A joint statement from the agencies follows a call from the US Treasury last month for regulators to rationalise and improve the risk-based capital regime for the securities lending and derivatives exposures of US banks, in response to President Donald Trump’s executive order demanding their regulatory burden be eased.
The Treasury said the Volcker Rule, which is already under threat of being scrapped from potential Dodd-Frank replacement the Financial CHOICE Act, “requires substantial amendment”.
It added that the rule “could result in pro-cyclical behaviour and reinforce market volatility during periods of stress”.
With regards to the foreign excluded funds, a joint release from the agencies said: “Complexities in the statute and the implementing regulations may result in certain foreign excluded funds becoming subject to regulation under Section 619 because of governance arrangements with or investments by a foreign bank.”
This has led several foreign banking entities, government officials and market participants to express concern about the possible unintended consequences of such a change.

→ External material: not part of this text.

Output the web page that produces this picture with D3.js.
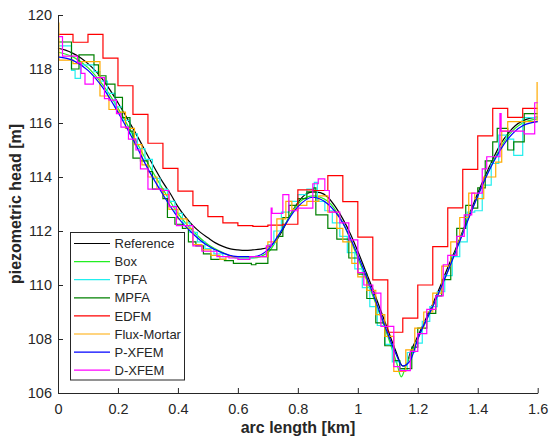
<!DOCTYPE html>
<meta charset="utf-8">
<style>
body { margin: 0; background: #fff; }
text { font-family: "Liberation Sans", Arial, Helvetica, sans-serif; fill: #262626; }
.axis path, .axis line { stroke: #262626; }
</style>
<body>
<svg id="chart" width="550" height="439"></svg>
<script src="https://d3js.org/d3.v7.min.js"></script>
<script>
// smooth curves: x in km, head in m
var refX  = [0, 0.025, 0.05, 0.075, 0.1, 0.125, 0.15, 0.175, 0.2, 0.225, 0.25, 0.275, 0.3, 0.325, 0.35, 0.375, 0.4, 0.425, 0.45, 0.475, 0.5, 0.525, 0.55, 0.575, 0.6, 0.625, 0.65, 0.675, 0.7, 0.725, 0.75, 0.775, 0.8, 0.825, 0.85, 0.875, 0.9, 0.925, 0.95, 0.975, 1.0, 1.025, 1.05, 1.075, 1.1, 1.125, 1.15, 1.16, 1.175, 1.2, 1.225, 1.25, 1.275, 1.3, 1.325, 1.35, 1.375, 1.4, 1.425, 1.45, 1.475, 1.5, 1.525, 1.55, 1.575, 1.6];
var refY  = [118.77, 118.7, 118.58, 118.42, 118.2, 117.93, 117.6, 117.2, 116.75, 116.28, 115.8, 115.3, 114.78, 114.28, 113.8, 113.38, 112.9, 112.52, 112.2, 111.95, 111.75, 111.56, 111.43, 111.34, 111.3, 111.28, 111.3, 111.33, 111.4, 111.6, 112.05, 112.6, 113.05, 113.35, 113.45, 113.42, 113.25, 112.9, 112.45, 111.9, 111.25, 110.55, 109.85, 109.1, 108.35, 107.6, 107.0, 107.0, 107.5, 108.1, 108.7, 109.3, 109.95, 110.65, 111.3, 112.0, 112.7, 113.4, 114.05, 114.65, 115.2, 115.6, 115.9, 116.08, 116.18, 116.22];

var boxX  = [0, 0.05, 0.1, 0.15, 0.2, 0.25, 0.3, 0.35, 0.4, 0.45, 0.5, 0.55, 0.6, 0.65, 0.7, 0.75, 0.8, 0.85, 0.9, 0.95, 1.0, 1.05, 1.1, 1.13, 1.145, 1.16, 1.2, 1.25, 1.3, 1.35, 1.4, 1.45, 1.5, 1.55, 1.6];
var boxY  = [118.62, 118.45, 118.05, 117.4, 116.55, 115.55, 114.5, 113.55, 112.65, 112.0, 111.5, 111.2, 111.0, 111.0, 111.2, 112.1, 113.0, 113.3, 113.1, 112.3, 111.0, 109.6, 108.1, 107.1, 106.6, 107.0, 108.0, 109.2, 110.5, 111.95, 113.3, 114.55, 115.5, 116.0, 116.15];

var pxfemX = [0, 0.05, 0.1, 0.15, 0.2, 0.25, 0.3, 0.35, 0.4, 0.45, 0.5, 0.55, 0.6, 0.65, 0.7, 0.75, 0.8, 0.85, 0.9, 0.95, 1.0, 1.05, 1.1, 1.125, 1.15, 1.175, 1.2, 1.25, 1.3, 1.35, 1.4, 1.45, 1.5, 1.55, 1.6];
var pxfemY = [118.45, 118.32, 117.95, 117.3, 116.4, 115.4, 114.3, 113.35, 112.5, 111.9, 111.45, 111.18, 111.05, 111.05, 111.3, 112.1, 112.9, 113.25, 113.0, 112.3, 111.1, 109.7, 108.2, 107.5, 107.0, 107.2, 108.0, 109.2, 110.5, 111.9, 113.3, 114.5, 115.4, 115.9, 116.05];

// step curves: cell start (km) and cell value (m); last cell ends at 1.6
var tpfaX = [0, 0.045, 0.057, 0.075, 0.12, 0.14, 0.165, 0.19, 0.215, 0.24, 0.265, 0.29, 0.315, 0.34, 0.365, 0.39, 0.415, 0.44, 0.465, 0.49, 0.52, 0.55, 0.6, 0.65, 0.7, 0.72, 0.745, 0.77, 0.8, 0.83, 0.855, 0.865, 0.89, 0.915, 0.94, 0.965, 0.99, 1.015, 1.04, 1.065, 1.09, 1.115, 1.14, 1.165, 1.19, 1.215, 1.24, 1.265, 1.29, 1.315, 1.34, 1.365, 1.39, 1.415, 1.445, 1.47, 1.495, 1.52, 1.55];
var tpfaY = [118.86, 117.95, 117.65, 118.15, 117.9, 117.55, 117.1, 116.6, 116.1, 115.6, 115.05, 114.65, 113.95, 113.55, 113.1, 112.65, 112.3, 111.95, 111.6, 111.35, 111.15, 111.05, 111.0, 111.05, 111.5, 112.0, 112.7, 113.1, 113.35, 113.55, 113.8, 113.1, 112.75, 112.3, 111.8, 111.2, 110.6, 109.9, 109.2, 108.5, 107.8, 107.15, 106.85, 107.5, 107.85, 108.65, 109.2, 109.75, 110.35, 111.05, 111.6, 112.7, 112.75, 113.7, 114.5, 115.55, 115.4, 114.8, 116.2];

var mpfaX = [0, 0.045, 0.07, 0.12, 0.135, 0.16, 0.19, 0.215, 0.24, 0.25, 0.275, 0.3, 0.315, 0.35, 0.365, 0.39, 0.415, 0.435, 0.46, 0.485, 0.51, 0.555, 0.585, 0.645, 0.66, 0.7, 0.73, 0.75, 0.77, 0.8, 0.83, 0.853, 0.86, 0.9, 0.93, 0.97, 1.0, 1.03, 1.06, 1.09, 1.12, 1.14, 1.18, 1.2, 1.23, 1.26, 1.28, 1.31, 1.33, 1.36, 1.38, 1.4, 1.425, 1.45, 1.465, 1.48, 1.5, 1.52, 1.555];
var mpfaY = [119.0, 118.0, 118.52, 118.15, 117.75, 117.44, 116.95, 116.2, 115.7, 114.7, 114.6, 114.2, 113.55, 113.2, 112.5, 112.25, 112.1, 111.6, 111.45, 111.15, 110.95, 110.9, 110.8, 110.75, 110.8, 111.3, 111.8, 112.5, 112.95, 113.2, 113.45, 113.6, 112.6, 112.1, 111.7, 111.0, 110.4, 109.5, 108.6, 107.75, 107.2, 106.9, 107.7, 108.4, 108.95, 109.6, 110.2, 111.1, 112.1, 112.95, 112.85, 113.6, 114.6, 115.3, 115.8, 115.8, 115.0, 115.3, 116.35];

var edfmX = [0, 0.05, 0.1, 0.15, 0.2, 0.25, 0.3, 0.35, 0.4, 0.45, 0.5, 0.55, 0.6, 0.65, 0.7, 0.75, 0.8, 0.85, 0.9, 0.95, 1.0, 1.05, 1.1, 1.15, 1.2, 1.25, 1.3, 1.35, 1.4, 1.45, 1.5, 1.55];
var edfmY = [119.28, 118.99, 119.28, 118.4, 117.38, 116.32, 115.25, 114.32, 113.48, 112.94, 112.53, 112.3, 112.2, 112.17, 112.22, 112.25, 113.52, 113.5, 114.05, 113.09, 111.77, 110.19, 108.25, 108.77, 110.0, 111.42, 112.86, 114.28, 115.52, 116.54, 116.21, 116.54];

var fluxX = [0, 0.003, 0.05, 0.078, 0.14, 0.17, 0.2, 0.225, 0.255, 0.28, 0.3, 0.33, 0.35, 0.37, 0.4, 0.43, 0.45, 0.48, 0.51, 0.54, 0.56, 0.6, 0.7, 0.73, 0.76, 0.78, 0.8, 0.83, 0.87, 0.9, 0.93, 0.95, 0.98, 1.0, 1.03, 1.06, 1.09, 1.12, 1.16, 1.19, 1.22, 1.25, 1.28, 1.31, 1.34, 1.37, 1.39, 1.42, 1.46, 1.48, 1.5, 1.598];
var fluxY = [119.7, 118.33, 118.2, 118.27, 117.0, 116.5, 116.4, 115.8, 115.2, 114.45, 114.0, 113.55, 113.35, 112.8, 112.45, 112.1, 111.5, 111.3, 111.1, 110.95, 111.05, 111.05, 111.6, 112.45, 113.1, 112.8, 112.95, 113.1, 113.3, 112.7, 112.1, 111.6, 110.8, 110.3, 109.8, 108.9, 108.1, 106.8, 107.6, 108.4, 109.0, 109.7, 110.7, 111.6, 112.5, 113.4, 113.2, 114.0, 114.55, 115.7, 116.05, 117.5];

var dxfemX = [0, 0.015, 0.065, 0.077, 0.09, 0.118, 0.155, 0.17, 0.195, 0.21, 0.235, 0.26, 0.275, 0.3, 0.345, 0.37, 0.395, 0.425, 0.45, 0.48, 0.53, 0.57, 0.6, 0.64, 0.695, 0.711, 0.714, 0.75, 0.77, 0.8, 0.85, 0.868, 0.89, 0.905, 0.94, 0.97, 1.0, 1.02, 1.05, 1.077, 1.12, 1.14, 1.175, 1.2, 1.23, 1.26, 1.285, 1.3, 1.33, 1.355, 1.38, 1.415, 1.43, 1.474, 1.478, 1.555, 1.59];
var dxfemY = [119.2, 118.48, 118.23, 117.84, 117.44, 117.68, 116.9, 116.85, 116.35, 115.85, 115.4, 115.0, 114.3, 113.55, 113.5, 112.9, 112.2, 112.2, 111.45, 111.25, 111.05, 111.0, 110.95, 111.05, 111.45, 112.85, 112.65, 113.35, 112.75, 112.85, 113.75, 113.93, 113.5, 112.7, 112.3, 111.67, 110.46, 110.0, 109.7, 108.47, 106.98, 106.83, 107.54, 108.2, 109.1, 109.6, 110.75, 111.1, 111.8, 112.6, 113.4, 114.3, 114.75, 116.35, 115.7, 115.6, 116.75];

var names  = ["Reference", "Box", "TPFA", "MPFA", "EDFM", "Flux-Mortar", "P-XFEM", "D-XFEM"];
var colors = ["#000000", "#22ee22", "#22eeee", "#008000", "#ff0000", "#ffaa00", "#0000ff", "#ff00ff"];

function pairs(xs, ys) { return xs.map(function (v, i) { return [v, ys[i]]; }); }
function steps(xs, ys) { var p = pairs(xs, ys); p.push([1.6, ys[ys.length - 1]]); return p; }

var series = [
  { d: pairs(refX, refY), step: false },
  { d: pairs(boxX, boxY), step: false },
  { d: steps(tpfaX, tpfaY), step: true },
  { d: steps(mpfaX, mpfaY), step: true },
  { d: steps(edfmX, edfmY), step: true },
  { d: steps(fluxX, fluxY), step: true },
  { d: pairs(pxfemX, pxfemY), step: false },
  { d: steps(dxfemX, dxfemY), step: true }
];

var svg = d3.select("#chart");
var x = d3.scaleLinear().domain([0, 1.6]).range([58, 537.7]);
var y = d3.scaleLinear().domain([106, 120]).range([393, 15]);

var smooth = d3.line().x(function (d) { return x(d[0]); }).y(function (d) { return y(d[1]); }).curve(d3.curveMonotoneX);
var stair = d3.line().x(function (d) { return x(d[0]); }).y(function (d) { return y(d[1]); }).curve(d3.curveStepAfter);

series.forEach(function (s, i) {
  svg.append("path")
    .attr("d", s.step ? stair(s.d) : smooth(s.d))
    .attr("fill", "none")
    .attr("stroke", colors[i])
    .attr("stroke-width", 1.2);
});

// axes, ticks point inward like matlab
var xa = svg.append("g").attr("class", "axis").attr("transform", "translate(0,393)")
  .call(d3.axisBottom(x).tickValues([0, 0.2, 0.4, 0.6, 0.8, 1, 1.2, 1.4, 1.6]).tickFormat(d3.format("~g"))
    .tickSize(-5).tickSizeOuter(0).tickPadding(11));
var ya = svg.append("g").attr("class", "axis").attr("transform", "translate(58,0)")
  .call(d3.axisLeft(y).tickValues([106, 108, 110, 112, 114, 116, 118, 120])
    .tickSize(-5).tickSizeOuter(0).tickPadding(6));
svg.selectAll(".axis text").style("font-size", "14.5px").style("font-family", '"Liberation Sans", Arial, sans-serif').attr("fill", "#262626");
svg.selectAll(".axis .domain").attr("stroke", "#262626");

svg.append("text").attr("x", 298).attr("y", 433).attr("text-anchor", "middle")
  .style("font-size", "16px").style("font-weight", "bold").text("arc length [km]");
svg.append("text").attr("transform", "translate(21,204) rotate(-90)").attr("text-anchor", "middle")
  .style("font-size", "16px").style("font-weight", "bold").text("piezometric head [m]");

// legend
var lg = svg.append("g");
lg.append("rect").attr("x", 70.5).attr("y", 232.5).attr("width", 114).attr("height", 147.5)
  .attr("fill", "#fff").attr("stroke", "#262626").attr("stroke-width", 1);
names.forEach(function (n, i) {
  var yy = 243.5 + i * 18.1;
  lg.append("line").attr("x1", 74).attr("x2", 110).attr("y1", yy).attr("y2", yy)
    .attr("stroke", colors[i]).attr("stroke-width", 1.2);
  lg.append("text").attr("x", 114.5).attr("y", yy).attr("dy", "0.36em")
    .style("font-size", "13px").text(n);
});
</script>
</body>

In particular, they are concerned that certain foreign excluded funds may now fall within the definition of a ‘banking entity’ if they are an affiliation or banking subsidiary of a foreign bank entity, because of the standard corporate governance structures of such funds, or because of the investment by a foreign banking entity into a fund.
This could mean that foreign excluded funds affiliated with foreign banking entities could be at a disadvantage when competing with those that are not affiliated with a banking entity, and therefore not subject to the rules.
However, the agencies said they are also “mindful of concerns” that foreign banking entities could use excluded funds to avoid requirements that would have otherwise been applicable, thereby providing foreign entities with a competitive advantage over US entities.
The agencies are therefore considering ways in which the implementation of the regulations could be amended, or other “appropriate action” taken.
Further, the federal banking regulators involved in the collaboration announced that they will not take any action on foreign excluded funds, with regards to the Volcker Rule, for a period of one year, ending on 21 July 2018.
The statement also suggested that congressional action may be required to be taken in order to fully address the issue.
The announcement came from regulatory agencies the Federal Reserve, the Office of the Comptroller of the Currency, the Federal Deposit Insurance Corporation, the Commodity Futures Trading Commission and the Securities and Exchange Commission.
The same five agencies first issued regulations implementing the Volcker Rule restrictions on short-term proprietary trading using banks’ own funds in December 2013. These rules do not currently extend to certain foreign excluded funds.